Covid travel rules: Red list to be scrapped in England and Wales, Sajid Javid announces

Sajid Javid announced the change in rules in the Commons. Credit: PA

The red list for international travel is set to be scrapped in England and Wales, the health secretary has announced - it is unclear whether Scotland and Northern Ireland will follow.

Sajid Javid told MPs it is no longer necessary to block arrivals from a number of countries where the Omicron Covid variant has been discovered because there are now several thousand cases in the UK.
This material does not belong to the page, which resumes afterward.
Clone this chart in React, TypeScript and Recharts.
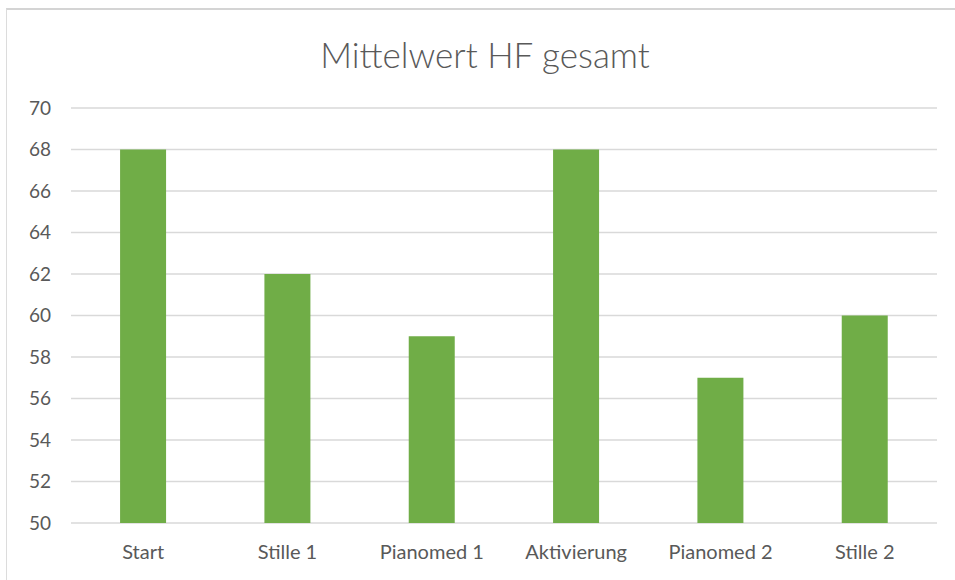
import { Bar, BarChart, CartesianGrid, XAxis, YAxis } from "recharts";

const categories = ["Start", "Stille 1", "Pianomed 1", "Aktivierung", "Pianomed 2", "Stille 2"];
const hfValues = [68, 62, 59, 68, 57, 60];
const yTicks = [50, 52, 54, 56, 58, 60, 62, 64, 66, 68, 70];

const chartData = categories.map((name, i) => ({ name, hf: hfValues[i] }));

const FONT = "Lato, 'Open Sans', sans-serif";
const TEXT = "#595959";

export default function App() {
  return (
    <div
      style={{
        position: "absolute",
        left: 0,
        top: 0,
        width: 955,
        height: 580,
        background: "#fff",
        fontFamily: FONT,
      }}
    >
      <div
        style={{
          position: "absolute",
          left: 6,
          top: 8,
          right: 0,
          bottom: 0,
          borderTop: "2px solid #d4d4d4",
          borderLeft: "1px solid #dcdcdc",
        }}
      />
      <div
        style={{
          position: "absolute",
          left: 0,
          width: 970,
          top: 33,
          textAlign: "center",
          fontSize: 35,
          color: TEXT,
          fontWeight: 300,
        }}
      >
        Mittelwert HF gesamt
      </div>
      <div style={{ position: "absolute", left: 0, top: 0 }}>
        <BarChart
          width={955}
          height={580}
          data={chartData}
          margin={{ top: 108, right: 18, left: 0, bottom: 0 }}
          barCategoryGap="34%"
        >
          <CartesianGrid vertical={false} stroke="#d9d9d9" strokeWidth={1.5} />
          <XAxis
            dataKey="name"
            height={57}
            axisLine={false}
            tickLine={false}
            tickSize={0}
            tickMargin={22}
            tick={{ fontSize: 20, fill: TEXT, fontFamily: FONT }}
            interval={0}
          />
          <YAxis
            width={71}
            domain={[50, 70]}
            ticks={yTicks}
            axisLine={false}
            tickLine={false}
            tickSize={0}
            tickMargin={20}
            tick={{ fontSize: 19, fill: TEXT, fontFamily: FONT }}
            interval={0}
          />
          <Bar dataKey="hf" fill="#70ad47" isAnimationActive={false} />
        </BarChart>
      </div>
    </div>
  );
}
The 11 countries on the red list, all in Africa, will be removed from 4am tomorrow morning.

Those nations are:

  • Angola

  • Botswana

  • Eswatini

  • Lesotho

  • Malawi

  • Mozambique

  • Namibia

  • Nigeria

  • South Africa

  • Zambia

  • Zimbabwe

The red list, which was reintroduced in late-November, forces 11 nights of hotel quarantine upon everyone who arrives from those countries at a cost of £2,285 for solo travellers, regardless of their vaccination status.

Other border measures, brought in as a response to the Omicron variant, will remain in place.
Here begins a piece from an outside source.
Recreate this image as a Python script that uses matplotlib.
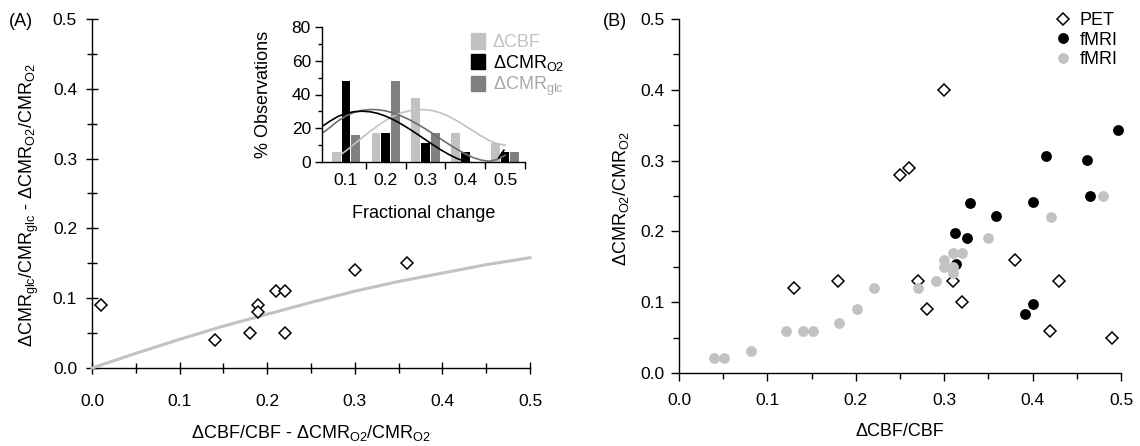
import numpy as np
import matplotlib
matplotlib.use("Agg")
import matplotlib.pyplot as plt
from matplotlib.patches import Patch
from matplotlib.lines import Line2D
from matplotlib.ticker import MultipleLocator, FixedLocator, FormatStrFormatter

plt.rcParams['font.family'] = ['Liberation Sans', 'DejaVu Sans']
plt.rcParams['mathtext.fontset'] = 'custom'
plt.rcParams['mathtext.rm'] = 'Liberation Sans'
plt.rcParams['mathtext.it'] = 'Liberation Sans'
plt.rcParams['axes.linewidth'] = 1.0

# ---- Panel A: glucose vs oxygen uncoupling ----
a_x = [0.01, 0.14, 0.18, 0.19, 0.19, 0.21, 0.22, 0.22, 0.30, 0.36]
a_y = [0.09, 0.04, 0.05, 0.09, 0.08, 0.11, 0.11, 0.05, 0.14, 0.15]
model_x = [0.0, 0.05, 0.10, 0.15, 0.20, 0.25, 0.30, 0.35, 0.40, 0.45, 0.50]
model_y = [0.0, 0.021, 0.041, 0.060, 0.077, 0.094, 0.110, 0.124, 0.136, 0.148, 0.158]

# ---- Inset: histogram of fractional changes (%) ----
bins = [0.1, 0.2, 0.3, 0.4, 0.5]
pct_cbf = [6, 17, 38, 17, 11]
pct_cmro2 = [48, 17, 11, 6, 6]
pct_cmrglc = [16, 48, 17, 0, 6]

fit_cbf_x = [0.085, 0.10, 0.12, 0.14, 0.16, 0.18, 0.20, 0.22, 0.24, 0.26, 0.28,
             0.30, 0.32, 0.34, 0.36, 0.38, 0.40, 0.42, 0.44, 0.46, 0.48, 0.50]
fit_cbf_y = [4.0, 6.6, 10.4, 14.3, 18.0, 21.5, 24.6, 27.2, 29.2, 30.4, 31.0,
             31.0, 30.3, 28.9, 26.9, 24.3, 21.4, 18.4, 15.4, 12.8, 10.9, 10.0]
fit_cmro2_x = [0.04, 0.06, 0.08, 0.10, 0.12, 0.14, 0.16, 0.18, 0.20, 0.22, 0.24,
               0.26, 0.28, 0.30, 0.32, 0.34, 0.36, 0.38, 0.40, 0.41, np.nan,
               0.484, 0.497]
fit_cmro2_y = [21.0, 24.2, 27.0, 28.8, 29.8, 30.1, 29.8, 28.8, 27.2, 25.0, 22.4,
               19.5, 16.4, 13.2, 10.0, 7.0, 4.3, 2.0, 0.4, 0.0, np.nan,
               2.5, 7.0]
fit_cmrglc_x = [0.04, 0.06, 0.08, 0.10, 0.12, 0.14, 0.16, 0.18, 0.20, 0.22, 0.24,
                0.26, 0.28, 0.30, 0.32, 0.34, 0.36, 0.38, 0.40, 0.42, 0.44, 0.46,
                0.48, 0.50]
fit_cmrglc_y = [17.0, 20.5, 24.3, 27.3, 29.4, 30.6, 31.1, 31.0, 30.3, 29.0, 27.2,
                25.0, 22.4, 19.6, 16.5, 13.4, 10.3, 7.4, 4.8, 2.6, 1.1, 0.5,
                1.5, 4.0]

# ---- Panel B: oxygen vs flow ----
pet_x = [0.13, 0.18, 0.25, 0.26, 0.27, 0.28, 0.30, 0.31, 0.32, 0.38, 0.42, 0.43, 0.49]
pet_y = [0.12, 0.13, 0.28, 0.29, 0.13, 0.09, 0.40, 0.13, 0.10, 0.16, 0.06, 0.13, 0.05]
fmri1_x = [0.312, 0.326, 0.329, 0.313, 0.359, 0.391, 0.401, 0.400, 0.415, 0.462, 0.465, 0.497]
fmri1_y = [0.198, 0.190, 0.240, 0.154, 0.222, 0.083, 0.097, 0.241, 0.306, 0.301, 0.250, 0.343]
fmri2_x = [0.040, 0.051, 0.081, 0.121, 0.140, 0.152, 0.181, 0.201, 0.221, 0.270,
           0.291, 0.300, 0.300, 0.310, 0.320, 0.310, 0.310, 0.350, 0.421, 0.480]
fmri2_y = [0.021, 0.021, 0.031, 0.060, 0.060, 0.060, 0.071, 0.090, 0.120, 0.120,
           0.130, 0.160, 0.150, 0.170, 0.170, 0.150, 0.141, 0.190, 0.220, 0.250]

LIGHT = '#c2c2c2'
DARK = '#808080'
TICK_FS = 12.5
LABEL_FS = 13
LEG_FS = 13

W, H = 1140, 446
fig = plt.figure(figsize=(W / 100, H / 100), dpi=100)


def frac(x0, y0, x1, y1):
    return [x0 / W, 1 - y1 / H, (x1 - x0) / W, (y1 - y0) / H]


def style_main(ax, direction, major_len, minor_len, xpad, ypad):
    for s in ('top', 'right'):
        ax.spines[s].set_visible(False)
    ax.set_xlim(0, 0.5)
    ax.set_ylim(0, 0.5)
    ax.xaxis.set_major_locator(MultipleLocator(0.1))
    ax.yaxis.set_major_locator(MultipleLocator(0.1))
    ax.xaxis.set_minor_locator(MultipleLocator(0.05))
    ax.yaxis.set_minor_locator(MultipleLocator(0.05))
    ax.xaxis.set_major_formatter(FormatStrFormatter('%.1f'))
    ax.yaxis.set_major_formatter(FormatStrFormatter('%.1f'))
    ax.tick_params(which='major', direction=direction, length=major_len, width=1.0,
                   labelsize=TICK_FS)
    ax.tick_params(which='minor', direction=direction, length=minor_len, width=1.0)
    ax.tick_params(axis='x', which='major', pad=xpad)
    ax.tick_params(axis='y', which='major', pad=ypad)
    for s in ('left', 'bottom'):
        ax.spines[s].set_zorder(0.5)


# Panel A
axA = fig.add_axes(frac(92, 19, 530, 368))
style_main(axA, 'inout', 9, 7, 14, 6.3)
axA.plot(model_x, model_y, color=LIGHT, lw=2.2, zorder=2, clip_on=False)
axA.plot(a_x, a_y, linestyle='none', marker='D', ms=5.8, mfc='white', mec='black',
         mew=1.1, zorder=3, clip_on=False)
axA.set_xlabel(r'ΔCBF/CBF - ΔCMR$_{\mathrm{O2}}$/CMR$_{\mathrm{O2}}$', fontsize=LABEL_FS)
axA.xaxis.set_label_coords(0.5, -0.185)
axA.xaxis.label.set_va('center')
axA.set_ylabel(r'ΔCMR$_{\mathrm{glc}}$/CMR$_{\mathrm{glc}}$ - ΔCMR$_{\mathrm{O2}}$/CMR$_{\mathrm{O2}}$',
               fontsize=LABEL_FS)
axA.yaxis.set_label_coords(-0.144, 0.465)
axA.yaxis.label.set_va('center')
fig.text(9 / W, 1 - 21 / H, '(A)', fontsize=LABEL_FS, va='center', ha='left')

# Inset histogram
axI = fig.add_axes(frac(322, 27, 525, 162))
for s in ('top', 'right'):
    axI.spines[s].set_visible(False)
bw = 0.022
off = 0.0245
bx = np.array(bins)
axI.bar(bx - off, pct_cbf, width=bw, color=LIGHT, zorder=1)
axI.bar(bx, pct_cmro2, width=bw, color='black', zorder=1)
axI.bar(bx + off, pct_cmrglc, width=bw, color=DARK, zorder=1)
axI.plot(fit_cbf_x, fit_cbf_y, color=LIGHT, lw=1.2, zorder=2)
axI.plot(fit_cmrglc_x, fit_cmrglc_y, color='#6e6e6e', lw=1.2, zorder=2)
axI.plot(fit_cmro2_x, fit_cmro2_y, color='black', lw=1.2, zorder=3)
axI.set_xlim(0.04, 0.55)
axI.set_ylim(0, 80)
axI.xaxis.set_major_locator(FixedLocator(bins))
axI.xaxis.set_minor_locator(FixedLocator([0.15, 0.25, 0.35, 0.45, 0.55]))
axI.xaxis.set_major_formatter(FormatStrFormatter('%.1f'))
axI.yaxis.set_major_locator(MultipleLocator(20))
axI.yaxis.set_minor_locator(MultipleLocator(10))
axI.tick_params(axis='x', which='major', length=0, pad=8, labelsize=TICK_FS)
axI.tick_params(axis='x', which='minor', direction='out', length=5, width=1.0)
axI.tick_params(axis='y', which='major', direction='out', length=5, width=1.0,
                pad=3, labelsize=TICK_FS)
axI.tick_params(axis='y', which='minor', direction='out', length=3, width=1.0)
axI.set_xlabel('Fractional change', fontsize=LABEL_FS)
axI.xaxis.set_label_coords(0.5, -0.38)
axI.xaxis.label.set_va('center')
axI.set_ylabel('% Observations', fontsize=LABEL_FS)
axI.yaxis.set_label_coords(-0.29, 0.5)
axI.yaxis.label.set_va('center')

inset_handles = [Patch(color=LIGHT), Patch(color='black'), Patch(color=DARK)]
inset_labels = ['ΔCBF', r'ΔCMR$_{\mathrm{O2}}$', r'ΔCMR$_{\mathrm{glc}}$']
legI = fig.legend(inset_handles, inset_labels, loc='upper left',
                  bbox_to_anchor=(471 / W, 1 - 33 / H), frameon=False,
                  fontsize=LEG_FS, handlelength=0.8, handleheight=0.95,
                  handletextpad=0.4, labelspacing=0.1, borderpad=0,
                  borderaxespad=0)
for txt, col in zip(legI.get_texts(), [LIGHT, 'black', '#a8a8a8']):
    txt.set_color(col)

# Panel B
axB = fig.add_axes(frac(679, 19, 1121, 373))
style_main(axB, 'out', 5.5, 4, 9, 5)
axB.plot(pet_x, pet_y, linestyle='none', marker='D', ms=5.8, mfc='white', mec='black',
         mew=1.1, zorder=3, clip_on=False)
axB.plot(fmri1_x, fmri1_y, linestyle='none', marker='o', ms=7.8, mfc='black',
         mec='black', mew=0, zorder=4, clip_on=False)
axB.plot(fmri2_x, fmri2_y, linestyle='none', marker='o', ms=7.8, mfc=LIGHT,
         mec=LIGHT, mew=0, zorder=5, clip_on=False)
axB.set_xlabel('ΔCBF/CBF', fontsize=LABEL_FS)
axB.xaxis.set_label_coords(0.5, -0.165)
axB.xaxis.label.set_va('center')
axB.set_ylabel(r'ΔCMR$_{\mathrm{O2}}$/CMR$_{\mathrm{O2}}$', fontsize=LABEL_FS)
axB.yaxis.set_label_coords(-0.131, 0.494)
axB.yaxis.label.set_va('center')
fig.text(603 / W, 1 - 21 / H, '(B)', fontsize=LABEL_FS, va='center', ha='left')

b_handles = [
    Line2D([], [], linestyle='none', marker='D', ms=5.8, mfc='white', mec='black', mew=1.1),
    Line2D([], [], linestyle='none', marker='o', ms=7.8, mfc='black', mec='black', mew=0),
    Line2D([], [], linestyle='none', marker='o', ms=7.8, mfc=LIGHT, mec=LIGHT, mew=0),
]
fig.legend(b_handles, ['PET', 'fMRI', 'fMRI'], loc='upper left',
           bbox_to_anchor=(1054 / W, 1 - 12 / H), frameon=False, fontsize=LEG_FS,
           handlelength=1.0, handletextpad=0.4, labelspacing=0.15, borderpad=0,
           borderaxespad=0)

fig.savefig('out.png', dpi=100)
All travellers entering the UK are required to take a pre-departure test, and to self-isolate until they receive a negative result from a post-arrival PCR test, even if they are fully vaccinated.
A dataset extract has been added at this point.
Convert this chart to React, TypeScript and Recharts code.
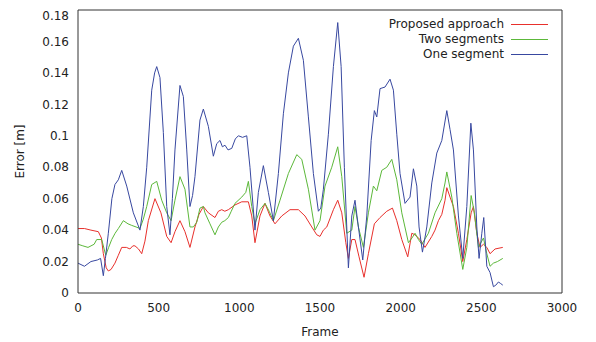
import { LineChart, Line, XAxis, YAxis } from 'recharts';

const frameTicks = [0, 500, 1000, 1500, 2000, 2500, 3000];
const errorTicks = [0, 0.02, 0.04, 0.06, 0.08, 0.1, 0.12, 0.14, 0.16, 0.18];

const proposedFrames = [0, 40, 80, 126, 145, 157, 175, 188, 205, 229, 250, 271, 300, 322, 340, 353, 375, 395, 415, 436, 477, 514, 550, 577, 601, 632, 663, 694, 725, 750, 777, 808, 849, 870, 891, 910, 932, 973, 1015, 1056, 1077, 1097, 1128, 1159, 1190, 1221, 1263, 1314, 1366, 1407, 1449, 1480, 1500, 1521, 1542, 1583, 1610, 1635, 1660, 1676, 1697, 1717, 1742, 1773, 1800, 1837, 1872, 1914, 1949, 1976, 2007, 2044, 2069, 2089, 2120, 2151, 2193, 2213, 2234, 2255, 2275, 2286, 2306, 2327, 2358, 2385, 2410, 2437, 2451, 2472, 2492, 2513, 2534, 2554, 2585, 2633];
const proposedError = [0.041, 0.041, 0.04, 0.039, 0.035, 0.025, 0.016, 0.014, 0.015, 0.019, 0.024, 0.029, 0.029, 0.028, 0.03, 0.03, 0.028, 0.025, 0.033, 0.046, 0.06, 0.051, 0.036, 0.032, 0.039, 0.046, 0.039, 0.029, 0.042, 0.05, 0.055, 0.051, 0.048, 0.052, 0.053, 0.052, 0.053, 0.056, 0.058, 0.058, 0.049, 0.032, 0.049, 0.057, 0.049, 0.044, 0.049, 0.053, 0.053, 0.049, 0.042, 0.037, 0.036, 0.04, 0.042, 0.053, 0.059, 0.051, 0.032, 0.022, 0.034, 0.034, 0.023, 0.01, 0.025, 0.044, 0.048, 0.052, 0.054, 0.046, 0.034, 0.023, 0.038, 0.037, 0.034, 0.029, 0.036, 0.04, 0.046, 0.05, 0.059, 0.067, 0.061, 0.055, 0.038, 0.02, 0.034, 0.051, 0.055, 0.038, 0.029, 0.031, 0.029, 0.025, 0.028, 0.029];

const twoSegFrames = [0, 30, 62, 100, 116, 147, 172, 190, 209, 230, 250, 281, 310, 333, 360, 384, 405, 426, 457, 488, 519, 550, 577, 601, 632, 663, 694, 715, 736, 756, 777, 787, 818, 849, 870, 891, 910, 932, 950, 973, 1015, 1040, 1056, 1077, 1097, 1128, 1159, 1185, 1211, 1252, 1304, 1356, 1387, 1428, 1469, 1500, 1531, 1573, 1610, 1635, 1666, 1697, 1717, 1738, 1769, 1800, 1831, 1852, 1883, 1914, 1945, 1976, 2007, 2048, 2070, 2089, 2110, 2131, 2172, 2213, 2255, 2275, 2286, 2317, 2348, 2385, 2410, 2437, 2457, 2482, 2513, 2534, 2554, 2575, 2600, 2633];
const twoSegError = [0.031, 0.03, 0.029, 0.031, 0.034, 0.034, 0.024, 0.029, 0.034, 0.038, 0.041, 0.046, 0.044, 0.043, 0.042, 0.041, 0.047, 0.055, 0.069, 0.071, 0.059, 0.051, 0.046, 0.059, 0.074, 0.066, 0.042, 0.042, 0.045, 0.054, 0.055, 0.051, 0.044, 0.037, 0.042, 0.045, 0.046, 0.048, 0.052, 0.057, 0.061, 0.064, 0.071, 0.055, 0.044, 0.053, 0.057, 0.052, 0.046, 0.059, 0.076, 0.088, 0.085, 0.066, 0.04, 0.046, 0.068, 0.08, 0.093, 0.074, 0.038, 0.04, 0.055, 0.042, 0.029, 0.051, 0.068, 0.065, 0.078, 0.08, 0.085, 0.072, 0.051, 0.032, 0.035, 0.038, 0.034, 0.031, 0.038, 0.051, 0.06, 0.07, 0.077, 0.061, 0.038, 0.015, 0.029, 0.062, 0.051, 0.029, 0.035, 0.025, 0.017, 0.019, 0.02, 0.022];

const oneSegFrames = [0, 40, 80, 120, 140, 157, 170, 188, 210, 229, 250, 271, 302, 343, 384, 405, 426, 457, 475, 488, 508, 529, 550, 570, 585, 601, 632, 653, 674, 694, 710, 725, 756, 777, 808, 839, 860, 880, 895, 911, 930, 953, 975, 994, 1020, 1046, 1066, 1097, 1118, 1149, 1180, 1211, 1242, 1273, 1304, 1335, 1366, 1397, 1428, 1459, 1490, 1505, 1521, 1552, 1583, 1610, 1631, 1651, 1676, 1697, 1717, 1738, 1765, 1790, 1817, 1837, 1852, 1872, 1903, 1934, 1955, 1976, 1996, 2027, 2058, 2079, 2100, 2114, 2135, 2162, 2193, 2224, 2255, 2286, 2306, 2327, 2358, 2385, 2410, 2435, 2451, 2472, 2486, 2503, 2515, 2534, 2554, 2575, 2590, 2606, 2620, 2633];
const oneSegError = [0.019, 0.017, 0.02, 0.021, 0.022, 0.011, 0.022, 0.038, 0.06, 0.069, 0.072, 0.078, 0.068, 0.051, 0.04, 0.055, 0.08, 0.129, 0.14, 0.144, 0.137, 0.102, 0.055, 0.037, 0.06, 0.091, 0.132, 0.125, 0.091, 0.055, 0.062, 0.074, 0.11, 0.117, 0.106, 0.087, 0.095, 0.097, 0.093, 0.094, 0.091, 0.092, 0.098, 0.1, 0.099, 0.1, 0.08, 0.04, 0.064, 0.081, 0.064, 0.046, 0.076, 0.114, 0.14, 0.157, 0.162, 0.148, 0.112, 0.076, 0.052, 0.054, 0.066, 0.101, 0.144, 0.172, 0.144, 0.08, 0.016, 0.049, 0.059, 0.042, 0.021, 0.049, 0.097, 0.116, 0.112, 0.13, 0.131, 0.136, 0.129, 0.101, 0.076, 0.057, 0.061, 0.079, 0.068, 0.042, 0.026, 0.042, 0.07, 0.089, 0.097, 0.116, 0.104, 0.091, 0.049, 0.022, 0.055, 0.108, 0.091, 0.042, 0.022, 0.038, 0.048, 0.017, 0.013, 0.004, 0.005, 0.007, 0.006, 0.005];

const toPoints = (frames: number[], values: number[]) =>
    frames.map((frame, i) => ({ frame, error: values[i] }));

const series = [
    { name: 'Proposed approach', color: '#e8302c', data: toPoints(proposedFrames, proposedError) },
    { name: 'Two segments', color: '#5cb83a', data: toPoints(twoSegFrames, twoSegError) },
    { name: 'One segment', color: '#3848a0', data: toPoints(oneSegFrames, oneSegError) },
];

const FONT = '"DejaVu Sans", sans-serif';
const tickStyle = { fill: '#222', fontSize: 12, fontFamily: FONT };
const FRAME = '#333';

export default function App() {
    return (
        <div style={{ position: 'relative', width: 580, height: 334 }}>
            <LineChart width={580} height={334} margin={{ top: 2, right: 26, bottom: 0, left: 0 }}>
                {/* labelled axes, no tick marks */}
                <XAxis
                    dataKey="frame" type="number" domain={[0, 3000]} ticks={frameTicks} allowDuplicatedCategory={false}
                    height={49} tick={tickStyle} tickLine={false} axisLine={false} tickMargin={4}
                    label={{
                        content: ({ viewBox }: any) => (
                            <text x={viewBox.x + viewBox.width / 2} y={viewBox.y + 43} textAnchor="middle"
                                fontSize={12} fontFamily={FONT} fill="#222">Frame</text>
                        ),
                    }}
                />
                <YAxis
                    type="number" domain={[0, 0.18]} ticks={errorTicks} width={70}
                    tick={tickStyle} tickLine={false} axisLine={false} tickMargin={3}
                    tickFormatter={(v: number) => String(v)}
                    label={{
                        content: ({ viewBox }: any) => {
                            const x = viewBox.x + 16;
                            const y = viewBox.y + viewBox.height / 2;
                            return (
                                <text x={x} y={y} transform={`rotate(-90, ${x}, ${y})`} textAnchor="middle"
                                    fontSize={12} fontFamily={FONT} fill="#222">Error [m]</text>
                            );
                        },
                    }}
                />
                {/* box border with inward ticks on all four sides */}
                <XAxis xAxisId="b" orientation="bottom" mirror dataKey="frame" type="number" domain={[0, 3000]}
                    ticks={frameTicks} tickSize={5} tickFormatter={() => ''} stroke={FRAME} allowDuplicatedCategory={false} />
                <XAxis xAxisId="t" orientation="top" mirror dataKey="frame" type="number" domain={[0, 3000]}
                    ticks={frameTicks} tickSize={5} tickFormatter={() => ''} stroke={FRAME} allowDuplicatedCategory={false} />
                <YAxis yAxisId="l" orientation="left" mirror type="number" domain={[0, 0.18]}
                    ticks={errorTicks} tickSize={5} tickFormatter={() => ''} stroke={FRAME} />
                <YAxis yAxisId="r" orientation="right" mirror type="number" domain={[0, 0.18]}
                    ticks={errorTicks} tickSize={5} tickFormatter={() => ''} stroke={FRAME} />
                {series.map(s => (
                    <Line key={s.name} data={s.data} dataKey="error" name={s.name} type="linear"
                        stroke={s.color} strokeWidth={1} dot={false} isAnimationActive={false} />
                ))}
            </LineChart>
            <div style={{ position: 'absolute', left: 300, top: 8.5, width: 240, fontFamily: FONT, fontSize: 12, color: '#222' }}>
                {series.map(s => (
                    <div key={s.name} style={{ display: 'flex', alignItems: 'center', justifyContent: 'flex-end', height: 15 }}>
                        <span>{s.name}</span>
                        <span style={{ display: 'inline-block', width: 37, height: 1, background: s.color, marginLeft: 7 }} />
                    </div>
                ))}
            </div>
        </div>
    );
}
The travel sector has been criticising the use of the red list, urging the government to relax the strict border controls so the industry can resume its recovery following numerous coronavirus lockdowns.

Paul Charles, chief executive of travel consultancy The PC Agency, said: "With Omicron so prevalent in the UK, the inbound red list is now irrelevant and should have no countries on it. That would also mean the end of hotel quarantine.

"No government would want to be putting inbound travellers in forced hotel isolation during the Christmas period, so ministers will have to abandon it."

He added: "Ministers have to adopt individual not blanket measures. Those who have been fully boosted should have no restrictions placed on them at all, if only to act as an incentive for people to get topped up."